Gameplay (45/60): SC2 is a lot of fun to play but it isn’t Hearts of Iron II, so don’t expect to be accurately reflecting the intricate decisions of World War II in Europe. Units are produced as corps, armies, air forces (or Luftflotte as appropriate), and fleets. Players have other options as well; to expend resources on improving diplomatic status with other nations to bring them into the war, to spend points reinforcing existing units (at a cost to experience), to upgrade existing units to new equipment and to conduct research into new areas. Overall, the game does about what a player would expect from a World War II strategic/operational simulation, allowing the basic choices (research, construction, reinforcement) that we all are accustomed to in other games.
Gameplay is straightforward, using a turn-based system whose length is based on scenario. As to scenarios, there is a decent spread of choices given to the player, from the grand campaign starting in September 1939 to shorter games that would take no more than an hour to fight to completion. In addition, Battlefront has included an editor to allow players to create their own; a nice benefit that gives SC2 a bit more replayability.
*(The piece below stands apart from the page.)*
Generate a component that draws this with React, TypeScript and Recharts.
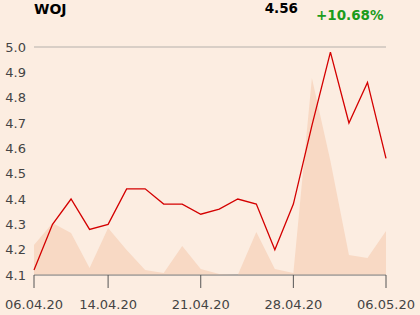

I’m not going to write much about how combat, etc. is conducted in the game simply because it is so basic that anyone slightly familiar with gaming would understand it immediately. Units are rated based on abilities (for example, an Infantry Corps would have a basic combat rating that is calculated from the unit’s current strength, experience, tech levels for infantry weapons and anti-tank weapons, etc.) and then these are compared, with a loss/gain being applied to both units. Hence, using your air fleets to strike ground or naval targets (all air units are of two types, either ‘Fighters’ or ‘Bombers’; there are no tac air or naval air units, so both types work against ground units) is recommended before the friendly ground forces engage. All combat works the same basic way-naval vs. naval, naval vs. ground, ground vs. ground, etc. Consequently, a player will pick up the nuances of the combat system after the first few turns without any real difficulty.